NCR – the Fortune 500 relocation coup of the year – chose Gwinnett for numerous reasons, according to CEO Bill Nuti and others. Hundreds of NCR employees already had white-collar jobs in Duluth and blue-collar ones in Columbus. A research tie-in with Georgia Tech was crucial. And Georgia and local communities gave the ATM maker $109 million in incentives to seal the deal.

Georgia business recruiters downplay state-specific targeting. Gant, for example, says corporate research, trade shows, site-selection consultants and cold-calling potential recruits around the country and the globe introduce prospects to Atlanta.
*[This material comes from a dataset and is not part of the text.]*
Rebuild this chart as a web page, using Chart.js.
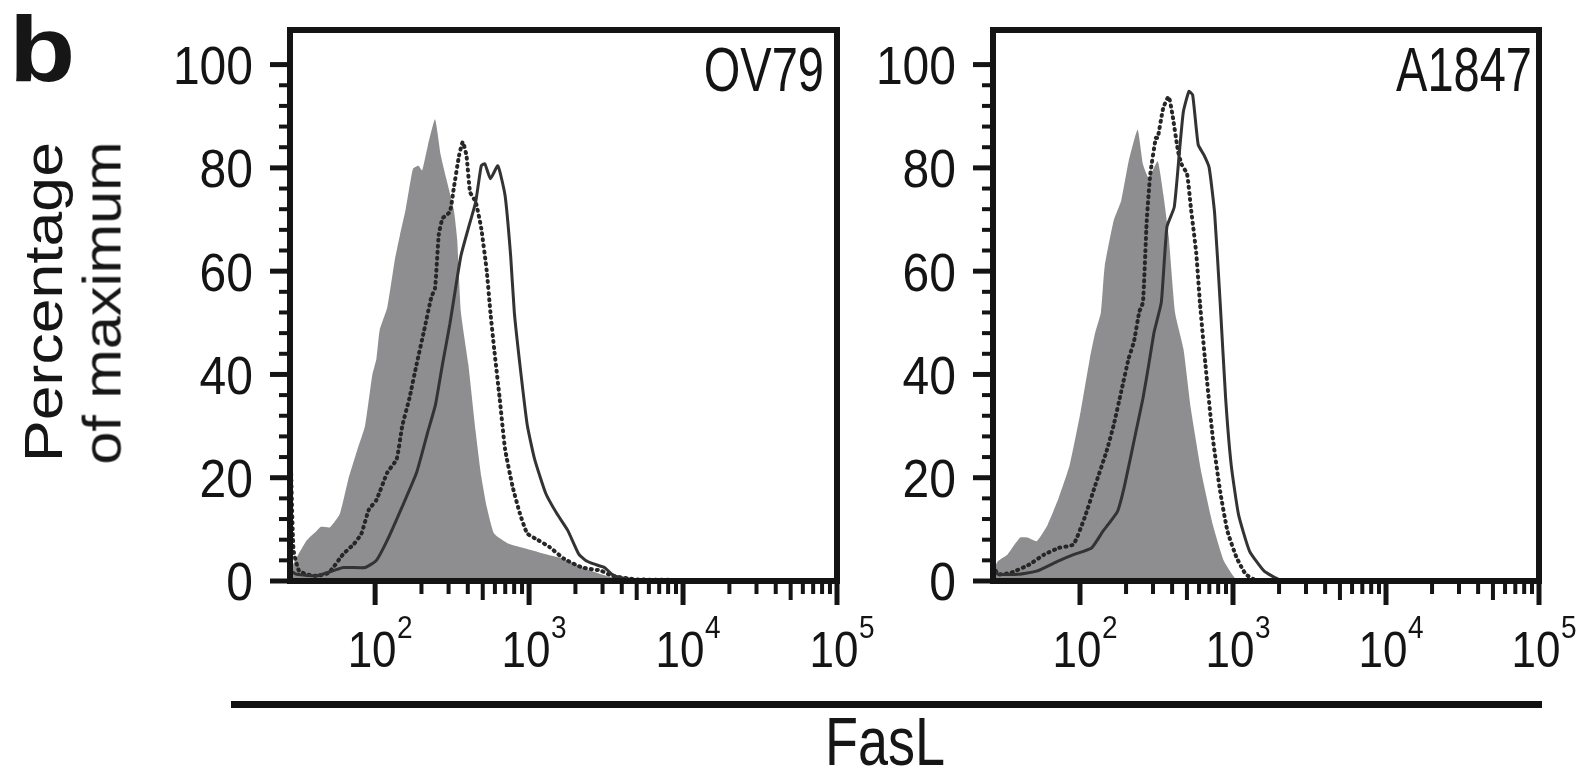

The state’s economic development department, for example, runs business-recruitment offices in Pennsylvania and California but not Ohio. Gant and Ken Stewart, the state’s economic development commissioner, travel extensively. Stewart, reluctantly, acknowledged he has visited Ohio “a few times” since becoming commissioner in January 2007.

“That’s no more than anywhere else,” he said. “We go where the companies are and where the opportunities are. State lines don’t matter. Country lines don’t matter. We’ll always be calling on new customers in order to keep the pipeline flowing.”

Ohio officials were miffed when NCR left Dayton for Atlanta. Barbash was more subdued Monday.

“We think Atlanta is a fine community,” he said. “Contrary to some, we don’t subscribe to the idea that economic development ought to be a zero-sum game. We don’t take the approach (of) stealing companies from one place or another.”

Barbash points to Ohio’s No. 4 spot in Site Selection Magazine’s 2009 ranking of best business climates as proof that, despite recent defections, Ohio remains a good place to do business. Georgia ranked No. 8.

Still, there’s no getting around that Ohio's loss has helped cushion Atlanta's recessionary pain.

“Obviously, it’s nice to know more Ohioans and Midwestern folks are settling down here, but when I start thinking about the economic well-being of my home state, I do have concerns,” said Shawn Murnahan, president of Ohio State University's growing alumni and booster club in Atlanta. “But if other Midwesterners are following me down here, it could be a good move for them.”